Happy for How Long? How Social Capital and GDP Relate to Happiness over Time

Wednesday, July 16, 2014: 4:15 PM
Room: Booth 53
Oral Presentation
Stefano BARTOLINI , University of Siena, Italy, Italy
Francesco SARRACINO , STATEC, Luxembourg
What does predict the evolution over time of subjective well-being? We answer this question correlating cross country time-series of subjective well-being with the time-series of social capital and/or GDP. First, we adopt a bivariate methodology
similar to the one used used by Stevenson and Wolfers (2008), Sacks et al. (2010), Easterlin and Angelescu (2009), Easterlin et al. (2010). We find that in the long (at least 15 years) and medium run (6 years) social capital is a powerful predictor of
the evolution of subjective well-being. In the short-term (2 years) this relationship weakens.

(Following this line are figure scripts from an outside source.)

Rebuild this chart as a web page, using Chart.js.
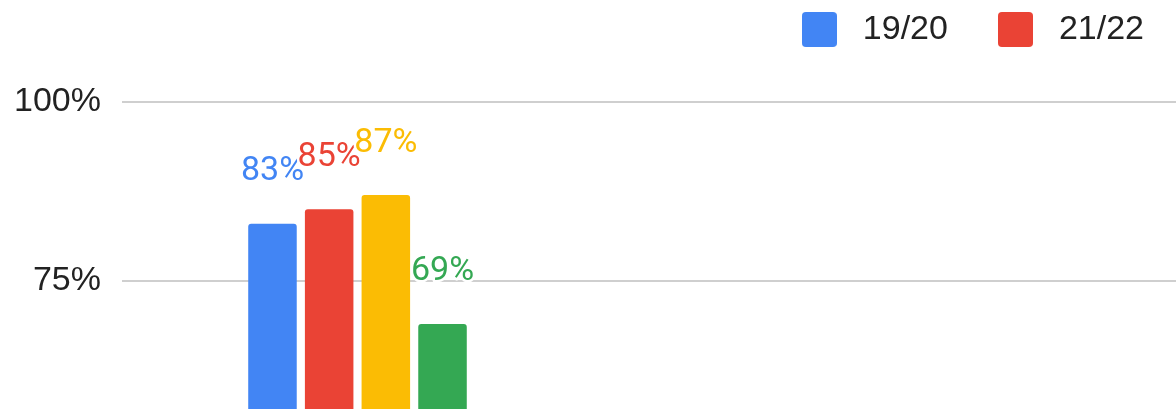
<!DOCTYPE html>
<html>
<head>
<meta charset="utf-8">
<script src="https://cdn.jsdelivr.net/npm/chart.js@4/dist/chart.umd.min.js"></script>
<style>
  html, body { margin: 0; padding: 0; background: #fff; overflow: hidden; }
  #wrap { width: 1176px; height: 409px; }
</style>
</head>
<body>
<div id="wrap"><canvas id="c" width="1176" height="409"></canvas></div>
<script>
// ---- data ----
const categories = [''];
const seriesNames = ['19/20', '21/22', 'Series 3', 'Series 4'];
const seriesColors = ['#4285F4', '#EA4335', '#FBBC04', '#34A853'];
const blueValues = [83];
const redValues = [85];
const yellowValues = [87];
const greenValues = [69];
const yTickValues = [75, 100];
const legendShown = ['19/20', '21/22'];

const seriesValues = [blueValues, redValues, yellowValues, greenValues];

function swatch(color) {
  const c = document.createElement('canvas');
  c.width = 35; c.height = 35;
  const x = c.getContext('2d');
  x.fillStyle = color;
  x.beginPath();
  x.roundRect(0, 0, 35, 35, 4);
  x.fill();
  return c;
}

const valueLabels = {
  id: 'valueLabels',
  afterDatasetsDraw(chart) {
    const ctx = chart.ctx;
    chart.data.datasets.forEach((ds, di) => {
      const meta = chart.getDatasetMeta(di);
      meta.data.forEach((bar, i) => {
        const text = ds.data[i].y + '%';
        ctx.save();
        ctx.font = '34px Roboto';
        ctx.textAlign = 'center';
        ctx.textBaseline = 'middle';
        ctx.lineJoin = 'round';
        ctx.lineWidth = 5;
        ctx.strokeStyle = '#ffffff';
        ctx.strokeText(text, bar.x, bar.y - 52);
        ctx.fillStyle = ds.backgroundColor;
        ctx.fillText(text, bar.x, bar.y - 52);
        ctx.restore();
      });
    });
  }
};

const datasets = seriesNames.map((name, si) => ({
  label: name,
  data: categories.map((c, i) => ({ x: i, y: seriesValues[si][i] })),
  backgroundColor: seriesColors[si],
  borderRadius: 3,
  borderSkipped: 'start',
  categoryPercentage: 0.2151,
  barPercentage: 0.856
}));

new Chart(document.getElementById('c'), {
  type: 'bar',
  data: { datasets },
  options: {
    responsive: false,
    animation: false,
    layout: { padding: { top: -28.5, right: -9, left: 0, bottom: 0 } },
    plugins: {
      tooltip: { enabled: false },
      legend: {
        position: 'top',
        align: 'end',
        labels: {
          usePointStyle: true,
          pointStyleWidth: 53,
          boxHeight: 34,
          padding: 41,
          color: '#222222',
          font: { family: '"Liberation Sans", Arial, sans-serif', size: 34 },
          generateLabels(chart) {
            const items = Chart.defaults.plugins.legend.labels.generateLabels(chart);
            return items
              .filter(it => legendShown.includes(it.text))
              .map(it => Object.assign(it, { pointStyle: swatch(seriesColors[it.datasetIndex]) }));
          }
        }
      }
    },
    scales: {
      x: {
        type: 'linear',
        display: false,
        offset: false,
        min: -0.5,
        max: 1.7378,
        ticks: { display: false },
        afterBuildTicks(axis) { axis.ticks = [{ value: axis.min }, { value: axis.max }]; }
      },
      y: {
        min: 57.12,
        max: 106.35,
        border: { display: false },
        grid: { color: '#cfcfcf', lineWidth: 2, drawTicks: false },
        ticks: {
          padding: 21,
          color: '#222222',
          font: { family: '"Liberation Sans", Arial, sans-serif', size: 34 },
          callback: v => v + '%'
        },
        afterBuildTicks(axis) { axis.ticks = yTickValues.map(v => ({ value: v })); },
        afterFit(axis) { axis.width = 122; axis.paddingTop = 0; axis.paddingBottom = 0; }
      }
    }
  },
  plugins: [valueLabels]
});
</script>
</body>
</html>
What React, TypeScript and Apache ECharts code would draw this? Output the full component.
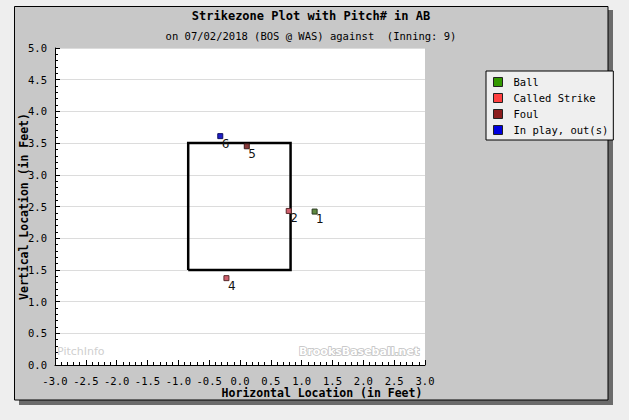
import React, { useEffect, useRef } from "react";
import * as echarts from "echarts";

// ---- data ----
const seriesNames = ["Ball", "Called Strike", "Foul", "In play, out(s)"];
const ballX = [1.21];
const ballY = [2.42];
const ballNum = ["1"];
const calledX = [0.79, -0.22];
const calledY = [2.43, 1.37];
const calledNum = ["2", "4"];
const foulX = [0.11];
const foulY = [3.45];
const foulNum = ["5"];
const inplayX = [-0.32];
const inplayY = [3.61];
const inplayNum = ["6"];
const szLeft = -0.84;
const szRight = 0.82;
const szBottom = 1.5;
const szTop = 3.5;
const xMin = -3, xMax = 3, yMin = 0, yMax = 5, tickStep = 0.5;

const titleText = "Strikezone Plot with Pitch# in AB";
const subtitleText = "on 07/02/2018 (BOS @ WAS) against  (Inning: 9)";
const xName = "Horizontal Location (in Feet)";
const yName = "Vertical Location (in Feet)";

const MONO = "DejaVu Sans Mono";

const fills = ["#5f8a40", "#d0606e", "#8a3a3a", "#1e1ec8"];
const borders = ["#2a3a20", "#5a2a2a", "#3a1a1a", "#101060"];
const legendFills = ["#339900", "#ff4040", "#8b1c1c", "#0000e0"];

function pts(xs: number[], ys: number[], ns: string[]) {
  return xs.map((x, i) => [x, ys[i], ns[i]]);
}

export default function App() {
  const ref = useRef<HTMLDivElement>(null);
  useEffect(() => {
    if (!ref.current) return;
    const chart = echarts.init(ref.current, undefined, { renderer: "svg" });
    const datas = [
      pts(ballX, ballY, ballNum),
      pts(calledX, calledY, calledNum),
      pts(foulX, foulY, foulNum),
      pts(inplayX, inplayY, inplayNum),
    ];
    const scatter = datas.map((d, i) => ({
      type: "scatter",
      name: seriesNames[i],
      data: d,
      symbol: "rect",
      symbolSize: 5,
      z: 5,
      itemStyle: { color: fills[i], borderColor: borders[i], borderWidth: 1, opacity: 1 },
      label: {
        show: true,
        formatter: (p: any) => p.data[2],
        position: [4.5, 4.5],
        fontFamily: "DejaVu Sans",
        fontSize: 12,
        color: "#111",
      },
    }));
    const option: any = {
      animation: false,
      backgroundColor: "#eeeeee",
      graphic: [
        { type: "rect", z: -100, shape: { x: 19, y: 10, width: 594, height: 395 }, style: { fill: "#6b6b6b" } },
        { type: "rect", z: -99, shape: { x: 14.5, y: 6.5, width: 593.5, height: 393.5 }, style: { fill: "#c8c8c8", stroke: "#000", lineWidth: 1 } },
        { type: "text", z: 1, x: 57, y: 346, style: { text: "PitchInfo", fill: "#cfcfcf", font: "11px 'DejaVu Sans'" } },
        { type: "text", z: 1, x: 299, y: 346, style: { text: "BrooksBaseball.net", fill: "#ffffff", stroke: "#c0c0c0", lineWidth: 1.5, font: "bold 11px 'DejaVu Sans'" } },
      ],
      title: [
        {
          text: titleText,
          left: 311,
          top: 10,
          textAlign: "center",
          padding: 0,
          textStyle: { fontFamily: MONO, fontSize: 12, fontWeight: "bold", color: "#000" },
        },
        {
          text: subtitleText,
          left: 311,
          top: 30,
          textAlign: "center",
          padding: 0,
          textStyle: { fontFamily: MONO, fontSize: 10.5, fontWeight: "normal", color: "#000" },
        },
      ],
      legend: {
        orient: "vertical",
        left: 486,
        top: 71,
        padding: [5, 5, 4, 7],
        itemWidth: 9,
        itemHeight: 9,
        itemGap: 4,
        backgroundColor: "#efefef",
        borderColor: "#000",
        borderWidth: 1,
        selectedMode: false,
        textStyle: { fontFamily: MONO, fontSize: 10.5, color: "#000", lineHeight: 12, padding: [0, 0, 0, 6] },
        data: seriesNames.map((n, i) => ({
          name: n,
          icon: "rect",
          itemStyle: { color: legendFills[i], borderColor: "#222", borderWidth: 1, opacity: 1 },
        })),
      },
      grid: {
        left: 55,
        top: 48,
        width: 370,
        height: 317,
        show: true,
        backgroundColor: "#ffffff",
        borderWidth: 0,
        containLabel: false,
        outerBoundsMode: "none",
      },
      xAxis: {
        type: "value",
        min: xMin,
        max: xMax,
        interval: tickStep,
        name: xName,
        nameLocation: "middle",
        nameGap: 22,
        nameMoveOverlap: false,
        nameTextStyle: {
          fontFamily: MONO,
          fontSize: 11.5,
          fontWeight: "bold",
          color: "#000",
          lineHeight: 12,
          padding: [0, 0, 0, 164],
        },
        axisLine: { show: true, onZero: false, lineStyle: { color: "#000", width: 1 } },
        axisTick: { show: true, inside: true, length: 5, lineStyle: { color: "#000" } },
        minorTick: { show: true, splitNumber: 5, length: 3, lineStyle: { color: "#000" } },
        splitLine: { show: false },
        axisLabel: {
          fontFamily: MONO,
          fontSize: 10.5,
          lineHeight: 10,
          color: "#000",
          margin: 11,
          showMinLabel: true,
          showMaxLabel: true,
          hideOverlap: false,
          formatter: (v: number) => v.toFixed(1),
        },
      },
      yAxis: {
        type: "value",
        min: yMin,
        max: yMax,
        interval: tickStep,
        name: yName,
        nameLocation: "middle",
        nameRotate: 90,
        nameGap: 25,
        nameMoveOverlap: false,
        nameTextStyle: { fontFamily: MONO, fontSize: 11.5, fontWeight: "bold", color: "#000" },
        axisLine: { show: true, onZero: false, lineStyle: { color: "#000", width: 1 } },
        axisTick: { show: true, inside: true, length: 5, lineStyle: { color: "#000" } },
        minorTick: { show: true, splitNumber: 5, length: 3, lineStyle: { color: "#000" } },
        splitLine: { show: true, lineStyle: { color: "#dcdcdc", width: 1 } },
        axisLabel: {
          fontFamily: MONO,
          fontSize: 10.5,
          color: "#000",
          margin: 8,
          showMinLabel: true,
          showMaxLabel: true,
          formatter: (v: number) => v.toFixed(1),
        },
      },
      series: [
        {
          type: "line",
          name: "Strike Zone",
          data: [
            [szLeft, szBottom],
            [szRight, szBottom],
            [szRight, szTop],
            [szLeft, szTop],
            [szLeft, szBottom],
          ],
          symbol: "none",
          silent: true,
          z: 3,
          lineStyle: { color: "#000", width: 2.5, join: "miter" },
        },
        ...scatter,
      ],
    };
    chart.setOption(option);
    return () => chart.dispose();
  }, []);
  return (
    <div
      ref={ref}
      style={{ position: "absolute", left: 0, top: 0, width: 629, height: 420, background: "#eeeeee" }}
    />
  );
}
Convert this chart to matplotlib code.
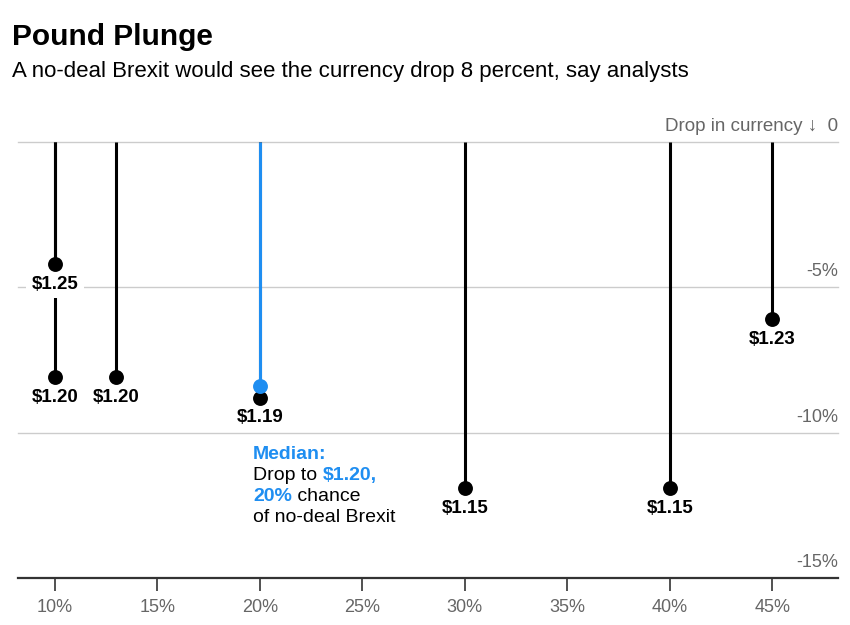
import matplotlib
matplotlib.use("Agg")
import matplotlib.pyplot as plt

plt.rcParams['font.family'] = ['Liberation Sans', 'DejaVu Sans']

# ---- data ----
probability = [10, 10, 13, 20, 30, 40, 45]          # chance of no-deal Brexit (%)
drop = [-4.2, -8.1, -8.1, -8.8, -11.9, -11.9, -6.1]  # drop in currency (%)
price = ["$1.25", "$1.20", "$1.20", "$1.19", "$1.15", "$1.15", "$1.23"]
median_prob = 20
median_drop = -8.4
x_ticks = [10, 15, 20, 25, 30, 35, 40, 45]
y_ticks = [0, -5, -10, -15]
y_tick_labels = ["Drop in currency \u2193  0", "-5%", "-10%", "-15%"]

BLUE = "#1f8ef1"
GRAY = "#666666"

fig = plt.figure(figsize=(8.5, 6.25), dpi=100)
ax = fig.add_axes([18/850, 47/625, 820/850, 436/625])
ax.set_xlim(8.2, 48.2)
ax.set_ylim(-15, 0)

for s in ["top", "left", "right"]:
    ax.spines[s].set_visible(False)
ax.spines["bottom"].set_color("#333333")
ax.spines["bottom"].set_linewidth(1.6)

ax.set_xticks(x_ticks)
ax.set_xticklabels([f"{t}%" for t in x_ticks])
ax.tick_params(axis="x", direction="out", length=9, width=1.2, color="#333333",
               labelsize=13, labelcolor=GRAY, pad=6)
ax.set_yticks([])

# gridlines
for v in y_ticks[:-1]:
    ax.axhline(v, color="#cccccc", lw=1.0, zorder=0, clip_on=False)

# y labels on the right, above the gridlines
for v, lab in zip(y_ticks, y_tick_labels):
    ax.annotate(lab, xy=(1.0, v), xycoords=("axes fraction", "data"),
                xytext=(0, 5), textcoords="offset points",
                ha="right", va="bottom", fontsize=13.5 if v == 0 else 13, color=GRAY)

# stems
for x, y in zip(probability, drop):
    ax.plot([x, x], [0, y], color="black", lw=2.2, zorder=2, solid_capstyle="butt")
ax.plot([median_prob, median_prob], [0, median_drop], color=BLUE, lw=2.2, zorder=3,
        solid_capstyle="butt")

# dots
ax.scatter(probability, drop, s=115, color="black", zorder=7, linewidths=0)
ax.scatter([median_prob], [median_drop], s=115, color=BLUE, zorder=8, linewidths=0)

# price labels
for x, y, p in zip(probability, drop, price):
    ax.annotate(p, xy=(x, y), xytext=(0, -14.5), textcoords="offset points",
                ha="center", va="center", fontsize=13.5, fontweight="bold", color="black",
                zorder=5,
                bbox=dict(boxstyle="square,pad=0.3", fc="white", ec="none"))

# median annotation (multi-colored text)
fig.canvas.draw()
renderer = fig.canvas.get_renderer()
anchor_x = 19.66
anchor_y = -10.69
line_step = 21 * 72 / 100  # points
lines = [
    [("Median:", BLUE, "bold")],
    [("Drop to ", "black", "normal"), ("$1.20,", BLUE, "bold")],
    [("20%", BLUE, "bold"), (" chance", "black", "normal")],
    [("of no-deal Brexit", "black", "normal")],
]
for i, segs in enumerate(lines):
    xoff = 0.0
    for txt, col, wt in segs:
        t = ax.annotate(txt, xy=(anchor_x, anchor_y), xytext=(xoff, -i * line_step),
                        textcoords="offset points", ha="left", va="center_baseline",
                        fontsize=14, color=col, fontweight=wt, zorder=6)
        w = t.get_window_extent(renderer).width
        xoff += w * 72 / fig.dpi

# titles
fig.text(12/850, 1 - 37/625, "Pound Plunge", fontsize=21.5, fontweight="bold",
         ha="left", va="center", color="black")
fig.text(12/850, 1 - 72/625,
         "A no-deal Brexit would see the currency drop 8 percent, say analysts",
         fontsize=16, ha="left", va="center", color="black")

fig.savefig("out.png", dpi=100, facecolor="white")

Indeed, short run changes in social capital predict a much smaller portion of the changes in subjective well-being, compared to longer periods. GDP follows
a reverse path: in the short run it is more positively correlated to the changes in well-being than in the medium-term, while in the long run the correlation vanishes.
Moreover, we run trivariate regressions of time-series of subjective well-being on time-series of both social capital and GDP, which confirm the results from bivariate analysis.